白木「お前ら幼なじみで、めっちゃ仲良しやから、付き合うのも自然かと思ってたんや。この前、保健室で大川先生におお叱らいにあって、雷を落とされたんや。『あの子にはあの子の考えがあるし、あの子のペースがあるのに、あんたが無理強いしてどうするんや❗』って…。オレもやけど、坂本とかみんなお前らのことが心配やって、よかれと思ってやったら、余計なことをしてしまった格好になって…」

優香「そうやったんや…」

白木「それで堀川がここ2週間程、顔を見なくなって、避けてるんかなぁ…と思って、昨日堀川の家に電話したら『一週間留守にしてる』って、おばちゃんから言われて…。アイツどこに行ったかわからんのや…」

優香「そうかぁ…」

白木「傷心旅行してるんかなぁ…って…」

優香「……………」

白木「加島、もし堀川のこと嫌いになってるんなら、考え直してやってほしい。これはオレのせいやから」

優香「事情はわかった。でも私、もう森岡くんと付き合ってるから…」

白木「もう『幼なじみ』は終わりか?」

優香「ううん、それは事実なんやから。ただ、堀川くんがどう思ってるかやろなぁ…」

白木「加島は堀川のこと、今はどう思ってるんや?」

優香「堀川くんが『幼なじみ』やって言うてたら『幼なじみ』や」

白木「そうかぁ…。加島、でもお前、本当は堀川ではなかったんか?」

優香「堀川くんが『(恋愛に)興味ない』って言うてるんなら、興味ないんや」

白木「そうか…」

優香「白木くん、もう気にしなくていいよ。事情はわかったから…」

白木「本当にすまなかった、許してほしい」

優香「もういいよ。堀川くん次第やろなぁ…」

白木「オレ、堀川からは『もうほっといてくれ』って言われてるから…」

優香「そっか…」

白木「また何かあったら声かけてほしい。堀川のこと、オレ考えるから…」

優香「ありがとう」


白木は電話を切った。

優香は白木からの電話を聞いて、少し考えていた。


優香(しんちゃん、頭の中がパニックになってたんやなぁ…。不器用やから仕方ないけど…。どうしようかなぁ…。私もしんちゃんのこと、よく知ってるのにこんなこと(森岡とお付き合い)して、余計に傷つけたんやなぁ…。一週間留守にしてるって、どこ行ったんやろ…)

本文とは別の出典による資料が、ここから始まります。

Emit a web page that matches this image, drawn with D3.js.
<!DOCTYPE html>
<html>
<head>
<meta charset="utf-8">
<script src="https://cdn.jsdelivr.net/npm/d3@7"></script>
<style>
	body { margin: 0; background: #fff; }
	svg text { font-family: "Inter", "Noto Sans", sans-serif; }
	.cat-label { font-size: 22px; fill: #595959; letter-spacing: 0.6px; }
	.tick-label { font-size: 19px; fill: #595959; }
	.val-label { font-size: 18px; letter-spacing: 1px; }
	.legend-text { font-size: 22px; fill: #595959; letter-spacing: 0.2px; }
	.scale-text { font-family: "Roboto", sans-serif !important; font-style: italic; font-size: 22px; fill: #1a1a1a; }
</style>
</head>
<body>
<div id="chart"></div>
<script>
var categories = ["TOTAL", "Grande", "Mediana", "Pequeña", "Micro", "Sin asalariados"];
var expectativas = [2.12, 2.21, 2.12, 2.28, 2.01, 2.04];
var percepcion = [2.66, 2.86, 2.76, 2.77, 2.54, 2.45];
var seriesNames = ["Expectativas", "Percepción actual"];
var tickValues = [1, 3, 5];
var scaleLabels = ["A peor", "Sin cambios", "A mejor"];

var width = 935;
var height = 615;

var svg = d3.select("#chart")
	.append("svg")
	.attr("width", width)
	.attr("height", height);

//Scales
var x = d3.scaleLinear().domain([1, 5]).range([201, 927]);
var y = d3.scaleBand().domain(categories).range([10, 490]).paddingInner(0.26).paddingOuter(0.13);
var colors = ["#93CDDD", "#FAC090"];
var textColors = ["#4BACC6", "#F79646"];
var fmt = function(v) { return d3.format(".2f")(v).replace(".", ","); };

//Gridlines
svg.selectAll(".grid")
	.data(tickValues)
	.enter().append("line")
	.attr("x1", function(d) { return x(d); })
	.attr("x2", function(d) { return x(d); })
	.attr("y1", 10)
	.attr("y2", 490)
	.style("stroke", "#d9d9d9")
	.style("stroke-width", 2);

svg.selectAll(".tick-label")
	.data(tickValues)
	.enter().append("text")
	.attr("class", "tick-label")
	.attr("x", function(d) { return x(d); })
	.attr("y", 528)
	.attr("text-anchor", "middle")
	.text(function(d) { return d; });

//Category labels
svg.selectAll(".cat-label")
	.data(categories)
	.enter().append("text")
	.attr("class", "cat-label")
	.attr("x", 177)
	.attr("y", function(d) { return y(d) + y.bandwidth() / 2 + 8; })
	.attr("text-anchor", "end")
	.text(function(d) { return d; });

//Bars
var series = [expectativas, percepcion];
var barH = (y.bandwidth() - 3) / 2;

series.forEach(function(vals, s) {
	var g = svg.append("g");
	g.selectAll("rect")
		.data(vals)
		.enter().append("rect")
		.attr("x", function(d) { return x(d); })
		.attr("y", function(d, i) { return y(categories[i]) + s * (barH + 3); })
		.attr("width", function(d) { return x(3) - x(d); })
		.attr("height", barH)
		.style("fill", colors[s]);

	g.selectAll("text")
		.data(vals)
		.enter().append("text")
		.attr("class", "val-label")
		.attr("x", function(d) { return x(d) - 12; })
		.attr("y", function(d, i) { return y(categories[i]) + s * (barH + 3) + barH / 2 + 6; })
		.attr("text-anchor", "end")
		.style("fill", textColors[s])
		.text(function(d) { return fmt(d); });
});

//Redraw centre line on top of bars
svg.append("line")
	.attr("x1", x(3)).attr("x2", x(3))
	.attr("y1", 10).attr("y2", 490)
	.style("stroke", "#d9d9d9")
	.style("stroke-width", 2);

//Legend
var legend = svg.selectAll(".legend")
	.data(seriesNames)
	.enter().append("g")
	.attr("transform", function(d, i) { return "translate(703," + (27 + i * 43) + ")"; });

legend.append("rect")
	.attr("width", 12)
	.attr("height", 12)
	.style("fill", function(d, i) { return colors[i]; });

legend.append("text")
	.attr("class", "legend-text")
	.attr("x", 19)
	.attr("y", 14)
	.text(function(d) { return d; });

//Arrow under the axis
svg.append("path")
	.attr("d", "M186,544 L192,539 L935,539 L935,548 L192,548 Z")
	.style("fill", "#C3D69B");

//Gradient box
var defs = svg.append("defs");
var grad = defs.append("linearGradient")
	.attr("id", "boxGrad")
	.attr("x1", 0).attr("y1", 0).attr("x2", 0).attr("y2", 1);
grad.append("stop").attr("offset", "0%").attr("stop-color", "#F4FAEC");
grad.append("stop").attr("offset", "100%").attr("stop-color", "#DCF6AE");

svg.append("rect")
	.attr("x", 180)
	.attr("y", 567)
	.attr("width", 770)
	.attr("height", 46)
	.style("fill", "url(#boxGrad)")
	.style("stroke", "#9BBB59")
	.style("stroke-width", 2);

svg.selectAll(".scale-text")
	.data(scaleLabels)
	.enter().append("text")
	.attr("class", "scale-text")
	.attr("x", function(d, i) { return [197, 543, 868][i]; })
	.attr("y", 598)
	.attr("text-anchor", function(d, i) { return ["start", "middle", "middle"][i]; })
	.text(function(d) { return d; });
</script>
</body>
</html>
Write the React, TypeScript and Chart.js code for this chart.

翌日、出雲にいる真一は、市街地をブラブラ歩いていた。何か手がかりになるものはないか探していた。香織から借りている北川の写真シールの写真を見ながら北川を探す。


あっという間に昼となり、真一は昼食に出雲そばを食べた。


その後も出雲、松江を歩き回ったが手がかりになるようなものは何も見つからなかった。時間だけが過ぎていく。


そして滞在からまもなく一週間が経とうとしていた。真一は宍道湖で途方に暮れていた。


真一「どこにおるんや、本人は? なんで消息不明なんや?」


高校の修了式から一週間が経った。真一は松江と出雲に滞在し北川を探し回っていたが、山口丹やまくちたん時代の話も聞いておくべきだと思い、山口丹に戻ることにした。


電車に乗って、山陰本線から乗り継ぎしながら福町まで戻ってきた。真一は福町から丹国たんこく行きの普通電車に乗った。

丹国行きの電車が停まっている向かい側のホームには北町行きの電車が停まっている。北町行きの電車には、森岡とのデート帰りの優香が乗っていた。


丹国行きの電車が先に発車する。ドアが閉まり丹国行きが発車した。それを優香が何気なく見ていると、真一の姿を見たのだった。


優香(え、真一くん? なんで丹国行きに乗ってるの? この一週間、どこにいたの?)


一人で少し不思議に思う優香だった。そうとは知らずに丹国行きの電車に乗った真一は、山口丹へ向かった。


丹国行きと北町行きは途中駅までは同じ路線を走る。途中駅から丹国行きの路線と北町行きの路線に分かれている。優香は真一が途中駅で北町行きに乗り換えてくるのでは…と考えていた。しかし、北町行きの電車が途中駅に到着しても、真一の姿はなかった。


優香(京都にでも行くんやろか…? 何かあったんやろか…)


真一の行動に皆目検討つかない優香だった。